Snow that started falling across the Northland Wednesday, causing power outages and prompting schools to close, is expected to taper off this morning – but some Minnesotans could face upcoming flooding problems.
About 8.7 inches had come down by the National Weather Service Duluth station as of 1 a.m., not quite 24 hours after the storm first moved in.
A winter storm warning was in effect until 7 a.m. Thursday, with weather officials noting there could be "extremely hazardous" travel conditions.

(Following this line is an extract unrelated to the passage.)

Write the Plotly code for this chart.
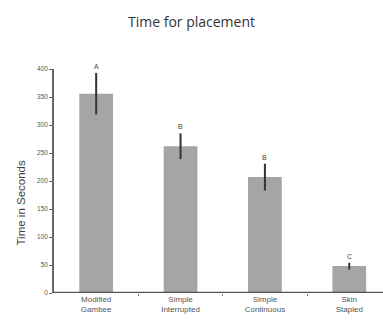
import plotly.graph_objects as go

categories = ["Modified<br>Gambee", "Simple<br>Interrupted", "Simple<br>Continuous", "Skin<br>Stapled"]
mean_time = [356, 262, 207, 48]
error_sd = [37, 23, 24, 6]
group_letters = ["A", "B", "B", "C"]
y_ticks = [0, 50, 100, 150, 200, 250, 300, 350, 400]

x_pos = list(range(len(categories)))

fig = go.Figure()
fig.add_trace(go.Bar(
    x=x_pos,
    y=mean_time,
    width=0.4,
    marker=dict(color="#a5a5a5", line=dict(width=0)),
    error_y=dict(type="data", array=error_sd, visible=True,
                 color="#333333", thickness=2, width=0),
))

for xi, m, e, lab in zip(x_pos, mean_time, error_sd, group_letters):
    fig.add_annotation(x=xi, y=m + e, text=lab, showarrow=False,
                       yanchor="bottom", yshift=1,
                       font=dict(size=7, color="#444444", family="Liberation Sans"))

# rotated axis title
fig.add_annotation(xref="paper", yref="paper", x=-0.1, y=0.40,
                   text="Time in Seconds", textangle=-90, showarrow=False,
                   xanchor="center", yanchor="middle",
                   font=dict(size=11.5, color="#444444", family="Liberation Sans"))

fig.update_layout(
    width=383, height=322,
    margin=dict(l=54, r=0, t=69, b=29),
    paper_bgcolor="white", plot_bgcolor="white",
    showlegend=False,
    title=dict(text="Time for placement", x=0.5, xanchor="center",
               y=1 - 22 / 322, yanchor="middle",
               font=dict(size=14, color="#333333", family="Open Sans")),
    xaxis=dict(
        range=[-0.5, 3.4],
        tickmode="array", tickvals=x_pos, ticktext=categories,
        ticks="", showgrid=False, zeroline=False,
        showline=False,
        tickfont=dict(size=8, color="#555555", family="Liberation Sans"),
        minor=dict(tickmode="array", tickvals=[0.5, 1.5, 2.5], ticks="outside",
                   ticklen=2, tickcolor="#777777"),
    ),
    yaxis=dict(
        range=[0, 400],
        tickmode="array", tickvals=y_ticks,
        ticks="outside", ticklen=3, tickcolor="#666666",
        showgrid=False, zeroline=False,
        showline=True, linecolor="#666666", linewidth=1.5,
        tickfont=dict(size=6.5, color="#555555", family="Liberation Sans"),
    ),
)

# baseline along the category axis
fig.add_shape(type="line", xref="paper", yref="y", x0=0, x1=1, y0=0, y1=0,
              line=dict(color="#555555", width=2.5))

fig.write_html("out.html")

The National Weather Service says people in the Twin Ports and along the south shore of Lake Superior can expect snow to continue through Thursday morning. By the time it ends, forecasters say 12 to 18 inches could be on the ground in an area from Bemidji and the Iron Range through the Twin Ports and up the north and south shores of Lake Superior.
Some areas have only seen rain. That's because warm air coming off the lake changed the snow to rain along part of the Duluth shoreline and in Superior, FOX 21 meteorologist Gino Recchia wrote on Facebook.
Flood warnings issued
And now flooding becomes a concern for some residents.
Here's the National Weather Service's current look at warnings in the region (click to go the service's actual page, with the most updated info).
The green areas are flood-related.
There's a flood warning issued for the St. Louis River at Scanlon, affecting Carlton County (the brighter green just south of Hbbing).
Rain of 1-4 inches was observed upstream, and the river has gone up 3 feet in the past day, the stage measuring in at 9.9 feet late Wednesday. Because of that, they're expecting it to crest into "minor flood stage," possibly as early as Thursday afternoon (flood stage is 10.5 feet).
Then there's the flood watch for the Mississippi River at Aitkin, affecting Aitkin and Crow Wing counties. That rain upstream could lead to some minor flooding in the area. Wednesday afternoon the stage was at 9.4 feet – flood stage is 13 feet, and it could crest above that by Saturday afternoon.
All the precipitation also forced the Minnesota Department of Transportation to close a section of Interstate 35 in Duluth because there was standing water through the tunnels, the Duluth News Tribune reports. Though it did reopen late Wednesday.